I have just written a series of blogs addressing similar topics of misrepresentation of Buddhism and the idealization of Buddhism that too many westerners are still too happy to indulge in.
I don’t like the term ‘mindful reflection’ though; any other wordings in reserve?
I’m starting to develop the habit of defining ‘Buddhism’ as the path of radical change and the process of awakening and have long abandoned the term enlightenment. Fully agree that awakening is much closer to the actual human experience of practice ripening as result.
Matthew: Thanks for the vote of support. As for not liking mindful reflection, you don’t get off that easily. Having challenged it, you can’t just leave it to me to come up with alternatives. Think man, think!
I conjured it up because mindfulness is an indispensable part of the path. But there’s more: the clarification of the discursive mind … right?
So … want to collaborate on a new term?
It is nice to see this amalgamation of contemporary brain knowledge with ancient wisdom. Love your worldly marriage of psychology and virtuality.
Mindfulness is not simply an “indispensable part of the path”, it is an indispensable part of our human nature, enabling our best human brain feature (Neocortex) to contain our primitive yet more ingrained brain module (amygdala). It is our primal apparatus in a current environment where our old world instinctive reactions could be detrimental; even ahead of cognition.
My only contention with secular BUDDHISM is that we have not yet determined a better designation for this new and improved ideology (just a personal opinion), Buddhism, in my mind, appears to denote another “system of belief” in the dogmatic fashion, which I renounce. But then again what do I know.
Thank You Stephen for your tremendous insights in human nature.
Secular, pragmatic or Buddhism-without-the-ism: all relative terms that tell a story of the non-stop trajectory of human seeking. There may be better designations, but there will never be a final one.
Thank-you for these thought provoking insights regarding the Westerners’ misinterpretations of traditional Buddhism and so called intention to clear the mind, in order to achieve a higher, awakened state of consciousness. It seems like a contradiction in terms, that could lead to ignor(ance), a very introverted conceptualization of life and denial of the very interactive world and responsiveness to the events that we are affected by and tend to engage in, daily. To be able to debate boisterously and confidently without fear of judgement or manipulation can be very inspirational, and educational.
Therefore, I turn to your focus on the question of ethics, virtue and it’s relavence to the matter of even encouraging and allowing for different opinions to unfold. Respect, is precisely a factor to prevent harm. Therefore, I too arrive to consider the question that Mathew raised as to weather there may be a more poignant phraze, besides ‘mindful reflection’ to describe a plight of higher social and internal awareness, that may not lead to delusion or idealization.
I would venture to suggest that word could be ‘conscientious’! Since, after all, a person could be very mindful in reflecting negatively on experiences in which they’ve felt undermined or cheated and so decide stoop to a level of mindfully plotting out some sinister vow to even a score, in which their ego deludes them to feel they have won!

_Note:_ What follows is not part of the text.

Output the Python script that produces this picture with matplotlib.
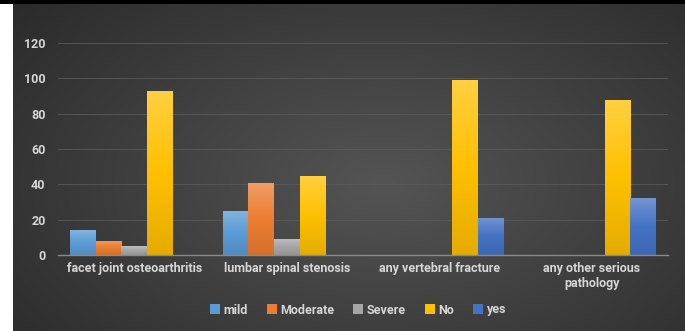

Instead, wouldn’t it make more sense to reflect weather that is the type of person one wants to become, (in all good conscience) let anger go without denying it for one’s own sake, (weather or not said offender has remorse,) learn from it, by being more discerning and rize above to be honourable, and exemplary!? Such tools are necessay for progress. Will pass it on, for International Women’s Day. Regards!
Here is an interesting link I found this a.m by a psychologist/author’s somewhat contrasting experience with meditation.
Kilby: It took me years to come up with ‘mindful reflection’ and it has proven its worth, but I very much like the way you portray its shortcomings. I’m not sure that ‘conscientiousness’ is encompassing enough, though. My main concern was to bridge the gap between non-conceptual and conceptual consciousness, because of the prevalent misconception that it’s all about emptying the mind.
Terminology and interpretation: always a work in progress.
Without seeking perfection that post was perfect. That’s what I like about the way you think and put those thoughts in words. It puts together all the mumbleness I can’t express. I spent a decade exploring Buddhism in India, Nepal, Cambodia, Korea. Thanks for putting ten years into a concise expression!
Thanks Peter. It’s great when all my doubts and hesitations come out in a coherent stream of meaning. Oftentimes they’re quite the opposite!
So does non conceptual consciousness still have a place at certain times of meditation or mindful reflection in your estimation? Is it a factor that varies according to what amount of stimuli can be processed or objectives a person can achieve comfortably in a given day, and a way to counterbalance when overwhelmed? In either case conceptual or non, there still may be an underlying intention, progressive, hopefully. As long as the blackboard is not cleared before all the ponits are noted. Mindful works for me, it makes me think of being careful, vigilant. Just thought about your challenge to Mathew, which had me pondering the various natures of intent. Curious about his reasoning. He sounds much more versed on the subject than I, by far!
Non-conceptual consciouness simply is; it’s not going away. Its place in meditation is to provide a landing zone in the present moment, for only concept can take us into the future and the past. It’s is certainly a counterbalancing force, a destressor and at times a pleasant respite. Most important is the muscle we develop in residing in non-concept. We are cultivating the muscle of letting go – a muscle not to be strengthened but to be released from spasm.
The ambiguity of integrating, balancing between polarites of left and right brain hemispheres, seems to come to light here!
ie-emotion not always judgemental, judgement not always bad!
Well-put, Kilby. We need more good judgement, less reactive judgement.